Print all of the lines exactly. Any picture among them stays out.

▬▬▬▬▬▬▬▬▬▬

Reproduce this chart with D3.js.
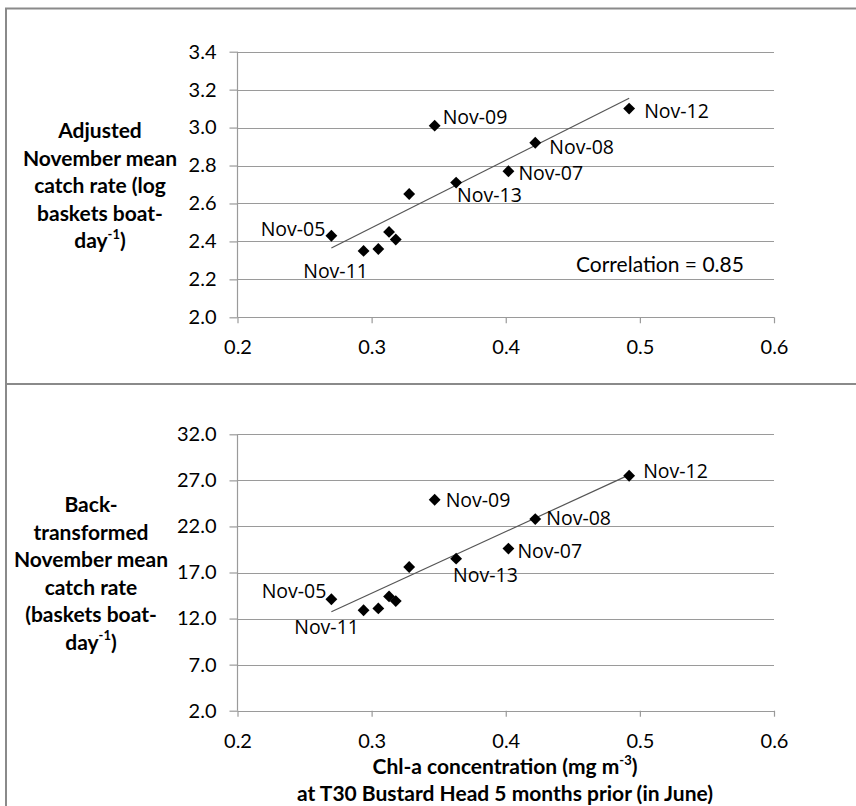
<!DOCTYPE html>
<html>
<head>
<meta charset="utf-8">
<script src="https://cdn.jsdelivr.net/npm/d3@7"></script>
<style>
  body { margin: 0; background: #fff; }
  svg { display: block; }
  .tick text { font-family: Lato, sans-serif; font-size: 20px; fill: #000; }
  .axisTitle { font-family: Lato, sans-serif; font-size: 21px; font-weight: bold; fill: #000; }
  .ptLabel { font-family: "Open Sans", sans-serif; font-size: 19.5px; fill: #000; }
</style>
</head>
<body>
<div id="chart"></div>
<script>
// data
var pointNames = ["Nov-05", "Nov-11", "", "", "", "", "Nov-09", "Nov-13", "Nov-07", "Nov-08", "Nov-12"];
var chlValues = [0.270, 0.294, 0.305, 0.313, 0.318, 0.328, 0.347, 0.363, 0.402, 0.422, 0.492];
var logRate = [2.43, 2.35, 2.36, 2.45, 2.41, 2.65, 3.01, 2.71, 2.77, 2.92, 3.10];
var backRate = [14.1, 12.9, 13.1, 14.4, 13.9, 17.6, 24.9, 18.5, 19.6, 22.8, 27.5];

var xTicks = [0.2, 0.3, 0.4, 0.5, 0.6];
var topTicks = [2.0, 2.2, 2.4, 2.6, 2.8, 3.0, 3.2, 3.4];
var bottomTicks = [2, 7, 12, 17, 22, 27, 32];
var correlationText = "Correlation = 0.85";

// label placement (pixel offsets from the marker)
var topLabelPos = [[-6, -7, "end"], [-28, 20, "middle"], null, null, null, null,
    [8, -9, "start"], [1, 12, "start"], [10, 2, "start"], [14, 4, "start"], [15, 2, "start"]];
var bottomLabelPos = [[-5, -8, "end"], [-37, 17, "middle"], null, null, null, null,
    [11, 0, "start"], [-3, 16, "start"], [9, 2, "start"], [11, -1, "start"], [14, -5, "start"]];

var svgWidth = 856;
var svgHeight = 806;

var svg = d3.select("#chart")
    .append("svg")
    .attr("width", svgWidth)
    .attr("height", svgHeight);

// panel frames
svg.append("path")
    .attr("d", "M6,390V8.5H860")
    .attr("fill", "none")
    .attr("stroke", "#8a8a8a")
    .attr("stroke-width", 2);
svg.append("path")
    .attr("d", "M6,820V384H860")
    .attr("fill", "none")
    .attr("stroke", "#8a8a8a")
    .attr("stroke-width", 2);

var xScale = d3.scaleLinear().domain([0.2, 0.6]).range([237.5, 774]);

var diamond = d3.symbol().type(d3.symbolSquare).size(70);

function drawPanel(values, yScale, ticks, fmt, labelPos, titleLines, titleX, titleY) {
    var g = svg.append("g");
    var x0 = xScale.range()[0], x1 = xScale.range()[1];

    // gridlines
    g.append("g").selectAll("line")
        .data(ticks)
        .enter()
        .append("line")
        .attr("x1", x0)
        .attr("x2", x1)
        .attr("y1", d => Math.round(yScale(d)) + 0.5)
        .attr("y2", d => Math.round(yScale(d)) + 0.5)
        .attr("stroke", "#9a9a9a")
        .attr("stroke-width", 1.2);

    // axes
    var leftAxis = d3.axisLeft(yScale).tickValues(ticks).tickFormat(fmt).tickSize(8).tickPadding(13);
    var bottomAxis = d3.axisBottom(xScale).tickValues(xTicks).tickFormat(d3.format(".1f")).tickSize(6).tickPadding(17);

    var ly = g.append("g")
        .attr("transform", `translate(${x0},0)`)
        .call(leftAxis);
    var bx = g.append("g")
        .attr("transform", `translate(0,${yScale.range()[0]})`)
        .call(bottomAxis);
    [ly, bx].forEach(function(a) {
        a.selectAll("path, line").attr("stroke", "#9a9a9a").attr("stroke-width", 1.2);
        a.select(".domain").attr("d", null);
    });
    g.append("line")
        .attr("x1", x0).attr("x2", x0)
        .attr("y1", yScale.range()[1]).attr("y2", yScale.range()[0])
        .attr("stroke", "#9a9a9a").attr("stroke-width", 1.2);

    // linear trend (least squares)
    var mx = d3.mean(chlValues), my = d3.mean(values);
    var sxy = d3.sum(chlValues, (v, i) => (v - mx) * (values[i] - my));
    var sxx = d3.sum(chlValues, v => (v - mx) * (v - mx));
    var slope = sxy / sxx, icpt = my - slope * mx;
    var ext = d3.extent(chlValues);
    g.append("line")
        .attr("x1", xScale(ext[0]))
        .attr("y1", yScale(icpt + slope * ext[0]))
        .attr("x2", xScale(ext[1]))
        .attr("y2", yScale(icpt + slope * ext[1]))
        .attr("stroke", "#555")
        .attr("stroke-width", 1.2);

    // markers
    g.append("g").selectAll("path")
        .data(chlValues)
        .enter()
        .append("path")
        .attr("d", diamond)
        .attr("transform", (d, i) => `translate(${xScale(d)},${yScale(values[i])}) rotate(45)`)
        .attr("fill", "#000");

    // point labels
    var idx = d3.range(chlValues.length).filter(i => pointNames[i] !== "");
    g.append("g").selectAll("text")
        .data(idx)
        .enter()
        .append("text")
        .attr("class", "ptLabel")
        .attr("x", i => xScale(chlValues[i]) + labelPos[i][0])
        .attr("y", i => yScale(values[i]) + labelPos[i][1])
        .attr("dy", "0.36em")
        .attr("text-anchor", i => labelPos[i][2])
        .text(i => pointNames[i]);

    // y title
    var t = g.append("text")
        .attr("class", "axisTitle")
        .attr("text-anchor", "middle");
    titleLines.forEach(function(line, i) {
        var ts = t.append("tspan")
            .attr("x", titleX)
            .attr("y", titleY + i * 27.5)
            .attr("dy", "0.35em");
        if (line.indexOf("^") >= 0) {
            var parts = line.split("^");
            ts.append("tspan").text(parts[0]);
            ts.append("tspan").attr("font-size", "13px").attr("dy", "-0.75em").text("-1");
            ts.append("tspan").attr("dy", "0.45em").text(parts[1]);
        } else {
            ts.text(line);
        }
    });
    return g;
}

var yTop = d3.scaleLinear().domain([2.0, 3.4]).range([317.3, 51.7]);
var yBottom = d3.scaleLinear().domain([2, 32]).range([710.7, 434.3]);

var topPanel = drawPanel(logRate, yTop, topTicks, d3.format(".1f"), topLabelPos,
    ["Adjusted", "November mean", "catch rate (log", "baskets boat-", "day^)"], 100, 131);

topPanel.append("text")
    .attr("x", 576)
    .attr("y", 264)
    .attr("dy", "0.36em")
    .style("font-family", "Lato, sans-serif")
    .style("font-size", "21px")
    .attr("fill", "#000")
    .text(correlationText);

drawPanel(backRate, yBottom, bottomTicks, d3.format(".1f"), bottomLabelPos,
    ["Back-", "transformed", "November mean", "catch rate", "(baskets boat-", "day^)"], 91, 505);

// x title
var xt = svg.append("text")
    .attr("class", "axisTitle")
    .attr("text-anchor", "middle");
var l1 = xt.append("tspan").attr("x", 505).attr("y", 767).attr("dy", "0.35em");
l1.append("tspan").text("Chl-a concentration (mg m");
l1.append("tspan").attr("font-size", "13px").attr("dy", "-0.75em").text("-3");
l1.append("tspan").attr("dy", "0.45em").text(")");
xt.append("tspan").attr("x", 505).attr("y", 794).attr("dy", "0.35em")
    .text("at T30 Bustard Head 5 months prior (in June)");
</script>
</body>
</html>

▬▬▬▬▬▬▬▬▬▬

### The output
Reproduce this chart with D3.js.
<!DOCTYPE html>
<html>
<head>
<meta charset="utf-8">
<script src="https://cdn.jsdelivr.net/npm/d3@7"></script>
<style>
  body { margin: 0; background: #fff; }
  svg { display: block; }
  .tick text { font-family: Lato, sans-serif; font-size: 20px; fill: #000; }
  .axisTitle { font-family: Lato, sans-serif; font-size: 21px; font-weight: bold; fill: #000; }
  .ptLabel { font-family: "Open Sans", sans-serif; font-size: 19.5px; fill: #000; }
</style>
</head>
<body>
<div id="chart"></div>
<script>
// data
var pointNames = ["Nov-05", "Nov-11", "", "", "", "", "Nov-09", "Nov-13", "Nov-07", "Nov-08", "Nov-12"];
var chlValues = [0.270, 0.294, 0.305, 0.313, 0.318, 0.328, 0.347, 0.363, 0.402, 0.422, 0.492];
var logRate = [2.43, 2.35, 2.36, 2.45, 2.41, 2.65, 3.01, 2.71, 2.77, 2.92, 3.10];
var backRate = [14.1, 12.9, 13.1, 14.4, 13.9, 17.6, 24.9, 18.5, 19.6, 22.8, 27.5];

var xTicks = [0.2, 0.3, 0.4, 0.5, 0.6];
var topTicks = [2.0, 2.2, 2.4, 2.6, 2.8, 3.0, 3.2, 3.4];
var bottomTicks = [2, 7, 12, 17, 22, 27, 32];
var correlationText = "Correlation = 0.85";

// label placement (pixel offsets from the marker)
var topLabelPos = [[-6, -7, "end"], [-28, 20, "middle"], null, null, null, null,
    [8, -9, "start"], [1, 12, "start"], [10, 2, "start"], [14, 4, "start"], [15, 2, "start"]];
var bottomLabelPos = [[-5, -8, "end"], [-37, 17, "middle"], null, null, null, null,
    [11, 0, "start"], [-3, 16, "start"], [9, 2, "start"], [11, -1, "start"], [14, -5, "start"]];

var svgWidth = 856;
var svgHeight = 806;

var svg = d3.select("#chart")
    .append("svg")
    .attr("width", svgWidth)
    .attr("height", svgHeight);

// panel frames
svg.append("path")
    .attr("d", "M6,390V8.5H860")
    .attr("fill", "none")
    .attr("stroke", "#8a8a8a")
    .attr("stroke-width", 2);
svg.append("path")
    .attr("d", "M6,820V384H860")
    .attr("fill", "none")
    .attr("stroke", "#8a8a8a")
    .attr("stroke-width", 2);

var xScale = d3.scaleLinear().domain([0.2, 0.6]).range([237.5, 774]);

var diamond = d3.symbol().type(d3.symbolSquare).size(70);

function drawPanel(values, yScale, ticks, fmt, labelPos, titleLines, titleX, titleY) {
    var g = svg.append("g");
    var x0 = xScale.range()[0], x1 = xScale.range()[1];

    // gridlines
    g.append("g").selectAll("line")
        .data(ticks)
        .enter()
        .append("line")
        .attr("x1", x0)
        .attr("x2", x1)
        .attr("y1", d => Math.round(yScale(d)) + 0.5)
        .attr("y2", d => Math.round(yScale(d)) + 0.5)
        .attr("stroke", "#9a9a9a")
        .attr("stroke-width", 1.2);

    // axes
    var leftAxis = d3.axisLeft(yScale).tickValues(ticks).tickFormat(fmt).tickSize(8).tickPadding(13);
    var bottomAxis = d3.axisBottom(xScale).tickValues(xTicks).tickFormat(d3.format(".1f")).tickSize(6).tickPadding(17);

    var ly = g.append("g")
        .attr("transform", `translate(${x0},0)`)
        .call(leftAxis);
    var bx = g.append("g")
        .attr("transform", `translate(0,${yScale.range()[0]})`)
        .call(bottomAxis);
    [ly, bx].forEach(function(a) {
        a.selectAll("path, line").attr("stroke", "#9a9a9a").attr("stroke-width", 1.2);
        a.select(".domain").attr("d", null);
    });
    g.append("line")
        .attr("x1", x0).attr("x2", x0)
        .attr("y1", yScale.range()[1]).attr("y2", yScale.range()[0])
        .attr("stroke", "#9a9a9a").attr("stroke-width", 1.2);

    // linear trend (least squares)
    var mx = d3.mean(chlValues), my = d3.mean(values);
    var sxy = d3.sum(chlValues, (v, i) => (v - mx) * (values[i] - my));
    var sxx = d3.sum(chlValues, v => (v - mx) * (v - mx));
    var slope = sxy / sxx, icpt = my - slope * mx;
    var ext = d3.extent(chlValues);
    g.append("line")
        .attr("x1", xScale(ext[0]))
        .attr("y1", yScale(icpt + slope * ext[0]))
        .attr("x2", xScale(ext[1]))
        .attr("y2", yScale(icpt + slope * ext[1]))
        .attr("stroke", "#555")
        .attr("stroke-width", 1.2);

    // markers
    g.append("g").selectAll("path")
        .data(chlValues)
        .enter()
        .append("path")
        .attr("d", diamond)
        .attr("transform", (d, i) => `translate(${xScale(d)},${yScale(values[i])}) rotate(45)`)
        .attr("fill", "#000");

    // point labels
    var idx = d3.range(chlValues.length).filter(i => pointNames[i] !== "");
    g.append("g").selectAll("text")
        .data(idx)
        .enter()
        .append("text")
        .attr("class", "ptLabel")
        .attr("x", i => xScale(chlValues[i]) + labelPos[i][0])
        .attr("y", i => yScale(values[i]) + labelPos[i][1])
        .attr("dy", "0.36em")
        .attr("text-anchor", i => labelPos[i][2])
        .text(i => pointNames[i]);

    // y title
    var t = g.append("text")
        .attr("class", "axisTitle")
        .attr("text-anchor", "middle");
    titleLines.forEach(function(line, i) {
        var ts = t.append("tspan")
            .attr("x", titleX)
            .attr("y", titleY + i * 27.5)
            .attr("dy", "0.35em");
        if (line.indexOf("^") >= 0) {
            var parts = line.split("^");
            ts.append("tspan").text(parts[0]);
            ts.append("tspan").attr("font-size", "13px").attr("dy", "-0.75em").text("-1");
            ts.append("tspan").attr("dy", "0.45em").text(parts[1]);
        } else {
            ts.text(line);
        }
    });
    return g;
}

var yTop = d3.scaleLinear().domain([2.0, 3.4]).range([317.3, 51.7]);
var yBottom = d3.scaleLinear().domain([2, 32]).range([710.7, 434.3]);

var topPanel = drawPanel(logRate, yTop, topTicks, d3.format(".1f"), topLabelPos,
    ["Adjusted", "November mean", "catch rate (log", "baskets boat-", "day^)"], 100, 131);

topPanel.append("text")
    .attr("x", 576)
    .attr("y", 264)
    .attr("dy", "0.36em")
    .style("font-family", "Lato, sans-serif")
    .style("font-size", "21px")
    .attr("fill", "#000")
    .text(correlationText);

drawPanel(backRate, yBottom, bottomTicks, d3.format(".1f"), bottomLabelPos,
    ["Back-", "transformed", "November mean", "catch rate", "(baskets boat-", "day^)"], 91, 505);

// x title
var xt = svg.append("text")
    .attr("class", "axisTitle")
    .attr("text-anchor", "middle");
var l1 = xt.append("tspan").attr("x", 505).attr("y", 767).attr("dy", "0.35em");
l1.append("tspan").text("Chl-a concentration (mg m");
l1.append("tspan").attr("font-size", "13px").attr("dy", "-0.75em").text("-3");
l1.append("tspan").attr("dy", "0.45em").text(")");
xt.append("tspan").attr("x", 505).attr("y", 794).attr("dy", "0.35em")
    .text("at T30 Bustard Head 5 months prior (in June)");
</script>
</body>
</html>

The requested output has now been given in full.